Wajahatullah Wastisd

Personal information
- Full name: Syed Wajahatullah Wasti
- Born: 11 November 1974 (age 51) Peshawar, Pakistan
- Batting: Right-handed
- Bowling: Right-arm offbreak

International information
- National side: Pakistan;
- Test debut (cap 156): 16 February 1999 v India
- Last Test: 5 May 2000 v West Indies
- ODI debut (cap 125): 16 March 1999 v Bangladesh
- Last ODI: 16 April 2000 v West Indies

Career statistics
| Competition | Test | ODI |
| Matches | 6 | 15 |
| Runs scored | 329 | 349 |
| Batting average | 36.55 | 23.26 |
| 100s/50s | 2/0 | 0/1 |
| Top score | 133 | 84 |
| Balls bowled | 18 | 55 |
| Wickets | 0 | 3 |
| Bowling average | – | 23.00 |
| 5 wickets in innings | – | 0 |
| 10 wickets in match | – | 0 |
| Best bowling | – | 3/36 |
| Catches/stumpings | 7/– | 5/– |

Medal record
Men's Cricket
Representing Pakistan
ICC Cricket World Cup
| Runner-up | 1999 England-Wales -Ireland-Scotland-Netherlands |  |
- Source: ESPNcricinfo, 4 February 2006

= Wajahatullah Wasti =

Pakistani cricketer (born 1974)

Wajahatullah Wasti (Urdu: وجاہت اللہ واسطی; born 11 November 1974) is a Pakistani cricketer.

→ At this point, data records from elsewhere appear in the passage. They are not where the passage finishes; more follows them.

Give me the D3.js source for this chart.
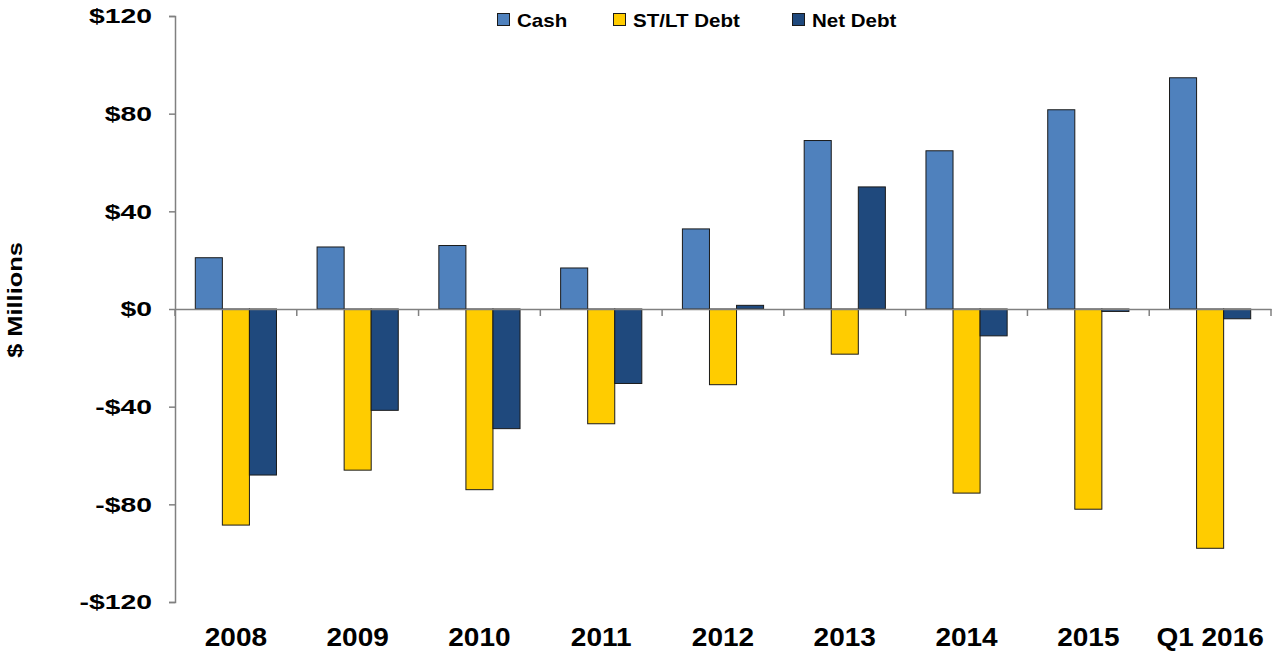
<!DOCTYPE html>
<html lang="en">
<head>
<meta charset="UTF-8">
<title>Cash, ST/LT Debt and Net Debt</title>
<script src="https://d3js.org/d3.v7.min.js"></script>
<style>
  body { margin: 0; background: #fff; }
  text { font-family: "Liberation Sans", Arial, sans-serif; font-weight: bold; fill: #000; }
</style>
</head>
<body>
<svg width="1275" height="653"></svg>
<script>
// Data
const categories = ['2008', '2009', '2010', '2011', '2012', '2013', '2014', '2015', 'Q1 2016'];
const cash    = [21, 25.4, 26, 16.8, 32.8, 69, 64.8, 81.6, 94.7];
const debt    = [-88.5, -66, -74, -47, -31, -18.5, -75.4, -82, -98];
const netDebt = [-68, -41.5, -49, -30.5, 1.5, 50, -11, -1, -4];
const seriesNames = ['Cash', 'ST/LT Debt', 'Net Debt'];
const yTicks = [-120, -80, -40, 0, 40, 80, 120];

const colors = ['#4F81BD', '#FFCC00', '#1F497D'];
const series = [cash, debt, netDebt];

const margin = {top: 16, right: 4, bottom: 51, left: 175};
const width = 1275 - margin.left - margin.right;
const height = 653 - margin.top - margin.bottom;

// stretch text horizontally like the original picture
function stretch(sel, f) {
  sel.each(function() {
    const len = this.getComputedTextLength();
    d3.select(this).attr('textLength', len * f).attr('lengthAdjust', 'spacingAndGlyphs');
  });
}

const svg = d3.select('svg')
  .append('g')
  .attr('transform', `translate(${margin.left},${margin.top})`);

const x = d3.scaleBand()
  .domain(categories)
  .range([0, width]);

// 150% gap between groups, split on both sides
const x1 = d3.scaleBand()
  .domain(d3.range(series.length))
  .range([0, x.bandwidth()])
  .paddingInner(0)
  .paddingOuter(0.75);

const y = d3.scaleLinear()
  .domain([-120, 120])
  .range([height, 0]);

// Bars
const rows = [];
categories.forEach((c, i) => {
  series.forEach((s, j) => rows.push({cat: c, k: j, v: s[i]}));
});

svg.selectAll('.bar')
  .data(rows)
  .enter()
  .append('rect')
  .attr('class', 'bar')
  .attr('x', d => x(d.cat) + x1(d.k))
  .attr('width', x1.bandwidth())
  .attr('y', d => y(Math.max(0, d.v)))
  .attr('height', d => Math.abs(y(d.v) - y(0)))
  .attr('fill', d => colors[d.k])
  .attr('stroke', '#1a1a1a')
  .attr('stroke-width', 1);

// Y axis
const yAxis = svg.append('g')
  .call(d3.axisLeft(y)
    .tickValues(yTicks)
    .tickSize(6)
    .tickPadding(17)
    .tickFormat(d => (d < 0 ? '-$' : '$') + Math.abs(d)));
yAxis.select('.domain').attr('stroke', '#808080').attr('stroke-width', 1.5);
yAxis.selectAll('.tick line').attr('stroke', '#808080').attr('stroke-width', 1.5);
yAxis.selectAll('text')
  .attr('font-family', null)
  .attr('font-size', null)
  .style('font-size', '21px')
  .call(stretch, 1.35);

// X axis along zero line
const xAxis = svg.append('g')
  .attr('transform', `translate(0,${y(0)})`)
  .call(d3.axisBottom(x).tickSize(0).tickFormat(''));
xAxis.select('.domain').attr('stroke', '#808080').attr('stroke-width', 1.5);
xAxis.selectAll('.tick').remove();

svg.append('g')
  .selectAll('line')
  .data(d3.range(categories.length + 1))
  .enter()
  .append('line')
  .attr('x1', i => i * x.step())
  .attr('x2', i => i * x.step())
  .attr('y1', y(0))
  .attr('y2', y(0) + 7)
  .attr('stroke', '#808080')
  .attr('stroke-width', 1.5);

// Category labels at the bottom
svg.append('g')
  .selectAll('text')
  .data(categories)
  .enter()
  .append('text')
  .attr('x', d => x(d) + x.bandwidth() / 2)
  .attr('y', height + 44)
  .attr('text-anchor', 'middle')
  .style('font-size', '25px')
  .text(d => d)
  .call(stretch, 1.12);

// Y axis title
svg.append('text')
  .attr('transform', `translate(${-153},${y(0) - 9}) rotate(-90)`)
  .attr('text-anchor', 'middle')
  .style('font-size', '20px')
  .text('$ Millions')
  .call(stretch, 1.27);

// Legend
const legendX = [497, 613, 792];
const legend = d3.select('svg').append('g');
seriesNames.forEach((n, i) => {
  legend.append('rect')
    .attr('x', legendX[i] + 0.5)
    .attr('y', 13.5)
    .attr('width', 12)
    .attr('height', 12)
    .attr('fill', colors[i])
    .attr('stroke', '#1a1a1a')
    .attr('stroke-width', 1);
  legend.append('text')
    .attr('x', legendX[i] + 20)
    .attr('y', 27)
    .style('font-size', '19px')
    .text(n)
    .call(stretch, 1.08);
});
</script>
</body>
</html>
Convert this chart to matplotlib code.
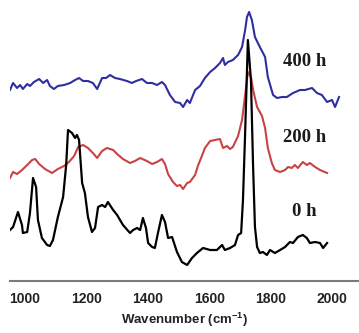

He is member of The National Selection Committee Pakistan Cricket Board . He is a right-handed batsman and a right-arm offbreak bowler. Wasti played in six Test matches between February 1999 and May 2000, but soon found himself out of the side after much criticism on his performance. In just his second Test, he scored 133 and 121 not out against Sri Lanka at Lahore. He was a part of the Pakistan squad which finished as runners-up at the 1999 Cricket World Cup. His best ODI performance was a classy, stroke-filled 84 against New Zealand in the 1999 Cricket World Cup semifinal, which Pakistan won by nine wickets. Wasti took 123 balls to make that score, carving 10 boundaries and a six on the way. Wasti has not played international cricket since May 2000.